Because it can just take a sample from the path developed thus far instead. Otherwise the algorithm might require a variable and unbounded amount of memory per iteration. This is a relatively common way of making algorithms take up a finite worst case amount of memory. You might want to read the NUTS paper for details.

Oh different limit – the 1024 is the limit in the number of leapfrog ODE steps the sampler will take in the course of getting one MCMC sample. A model that is working really well will often only required 20-30 such steps. It isn’t fixed. The number of steps changes at each MCMC sample, but it looks like in your model it’s stuck at the max.

Most of these concepts are general stats rather than Stan specific. We’re talking about the usual notion of identification in models. Google it or look in the problematic posteriors section of the manual for some simple examples.

I’m not sure how you expect us to help you with something like reparameterization when all we know is that you have a “relatively large model”.

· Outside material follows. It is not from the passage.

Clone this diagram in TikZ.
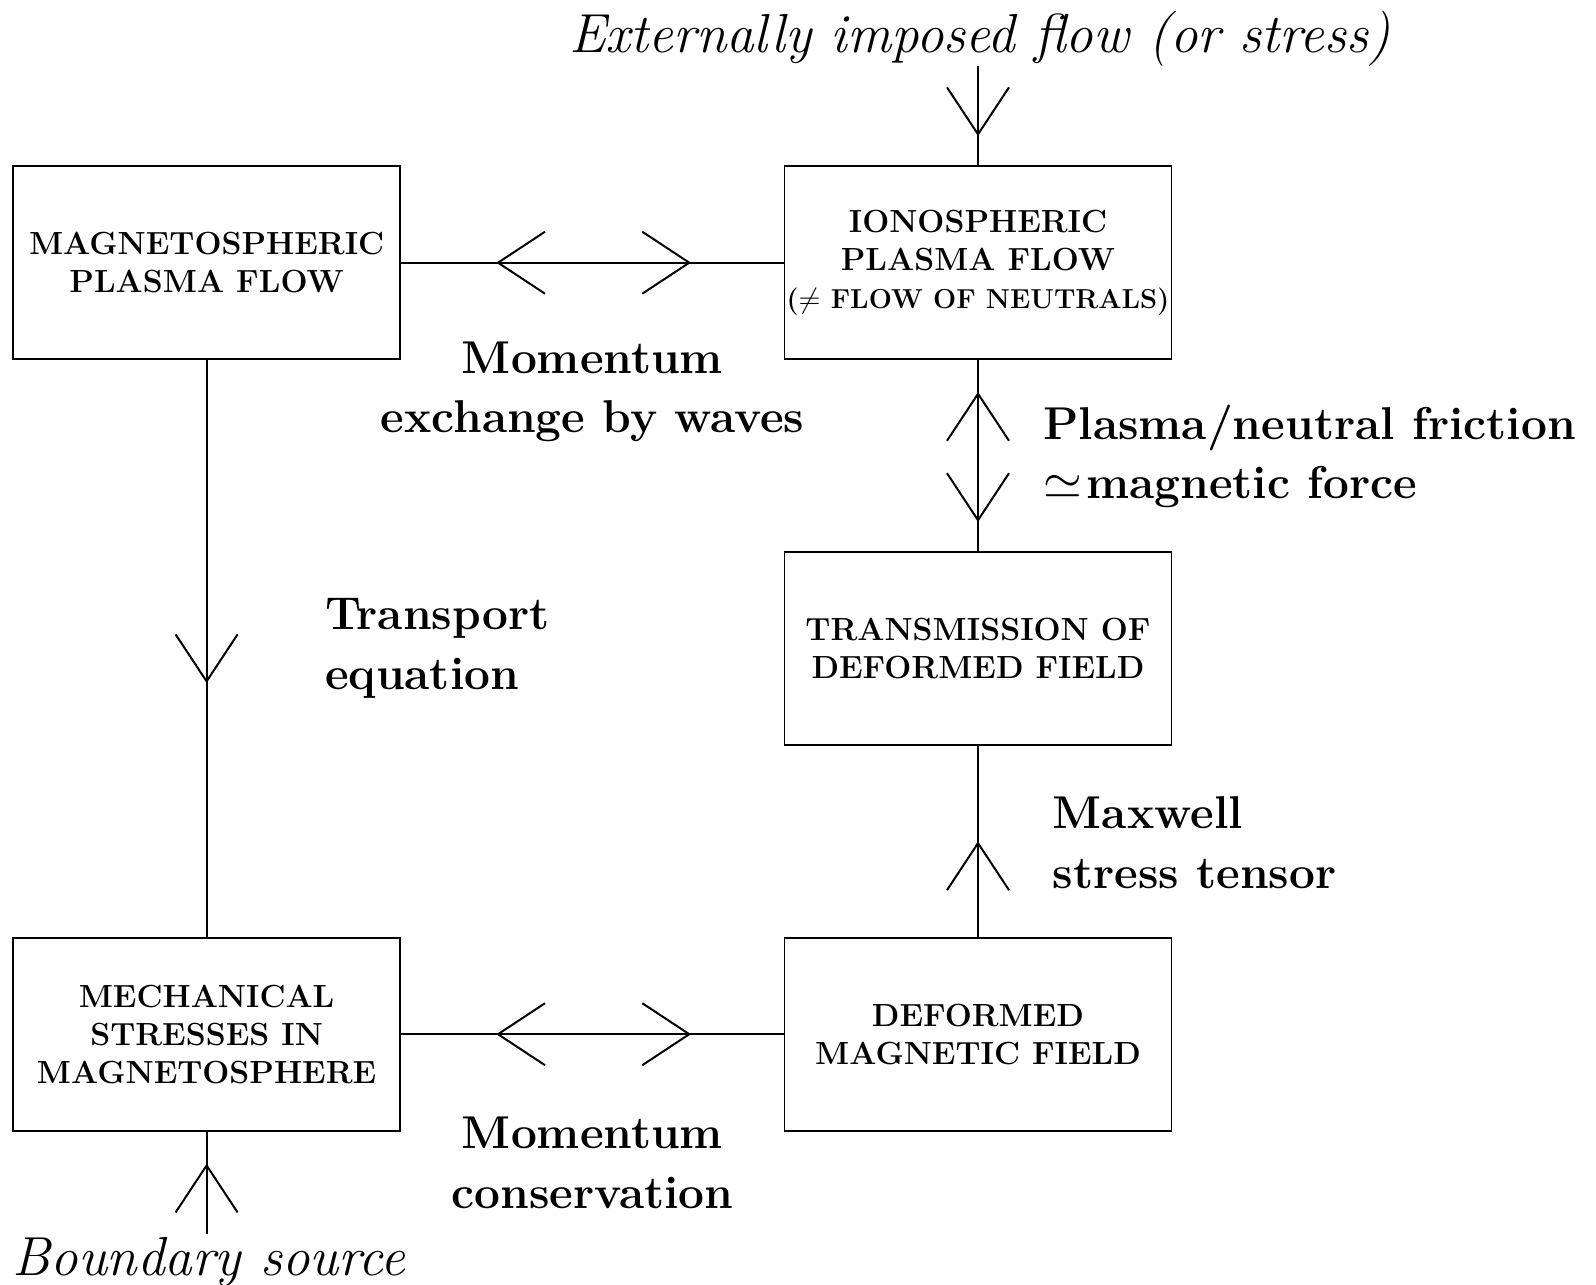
\documentclass[tikz,border=0pt]{standalone}
\usepackage{fontspec}
\usetikzlibrary{arrows.meta,decorations.markings}

\newcommand{\blkfont}{\fontsize{16}{19}\selectfont\bfseries\addfontfeature{LetterSpace=10}}
\newcommand{\smallblkfont}{\fontsize{13.7}{19}\selectfont\bfseries\addfontfeature{LetterSpace=23}}
\newcommand{\lblfont}{\fontsize{23}{29.75}\selectfont\bfseries}
\newcommand{\srcfont}{\fontsize{27.5}{30}\selectfont\itshape}

\tikzset{
  blk/.style={draw, line width=0.8pt, minimum width=193.5pt, minimum height=96.5pt, inner sep=0pt, outer sep=0pt, align=center, font=\blkfont},
  lbl/.style={inner sep=0pt, font=\lblfont},
  src/.style={inner sep=0pt, font=\srcfont},
  link/.style={line width=1pt},
  barb/.tip={Straight Barb[length=23.5pt,width=31pt]},
  tipat/.style={postaction={decorate, decoration={markings, mark=at position #1 with {\arrow{barb}}}}},
  tipback/.style={postaction={decorate, decoration={markings, mark=at position #1 with {\arrowreversed{barb}}}}},
}

\begin{document}
\begin{tikzpicture}[x=0.5pt, y=-0.5pt]
  \useasboundingbox (0,0) rectangle (1596,1285);
  % boxes
  \node[blk] (magflow) at (206.6,262.7) {MAGNETOSPHERIC\\PLASMA FLOW};
  \node[blk] (ionflow) at (978,262.7) {IONOSPHERIC\\PLASMA FLOW\\{\smallblkfont($\neq$ FLOW OF NEUTRALS)}};
  \node[blk] (trans) at (978,648.4) {TRANSMISSION OF\\DEFORMED FIELD};
  \node[blk] (mech) at (206.6,1034.2) {MECHANICAL\\STRESSES IN\\MAGNETOSPHERE};
  \node[blk] (deform) at (978,1034.2) {DEFORMED\\MAGNETIC FIELD};
  % sources
  \node[src] (exttxt) at (980,39) {Externally imposed flow (or stress)};
  \node[src] (bndtxt) at (209,1262) {Boundary source};
  \coordinate (ext) at (978,66);
  \coordinate (bnd) at (206.6,1233.5);
  % labels
  \node[lbl, align=center] (mex) at (592.5,392) {Momentum\\exchange by waves};
  \node[lbl, align=left, anchor=west] (fric) at (1043,456.5) {Plasma/neutral friction\\$\simeq$\kern2pt magnetic force};
  \node[lbl, align=left, anchor=west] (transp) at (324.7,648.5) {Transport\\equation};
  \node[lbl, align=left, anchor=west] (maxw) at (1052.5,842.5) {Maxwell\\stress tensor};
  \node[lbl, align=center] (mcons) at (592.5,1163) {Momentum\\conservation};
  % connectors
  \draw[link, tipback=0.25, tipat=0.757] (magflow) -- (ionflow);
  \draw[link, tipback=0.17, tipat=0.845] (ionflow) -- (trans);
  \draw[link, tipat=0.56] (magflow) -- (mech);
  \draw[link, tipat=0.5] (deform) -- (trans);
  \draw[link, tipback=0.25, tipat=0.757] (mech) -- (deform);
  \draw[link, tipat=0.70] (ext) -- (ionflow);
  \draw[link, tipat=0.68] (bnd) -- (mech);
\end{tikzpicture}
\end{document}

Theres’a chapter in the manual on efficiency that covers both statistical efficiency and computational efficiency.

I’d also suggest first running for fewer than the default number of iterations, then doubling until you get the n_eff you need for whatever downstream inference you’re doing.

Yes, going thru NUTS paper.

ok, the key is setting limits to the parameters. That really sped things up.

excuse me. I searched thru the manual and can not find where you set the number of iterations if you want to differ from the default of 2000.

This will be in the interface manuals, not the main Stan manual. If you use Rstan, it’ll be in the Rstan manual (passed as an argument to the stan function). If it’s cmdstan, it’ll be in the cmdstan manual (passed as a command line argument – I think it’s called num_samples), etc.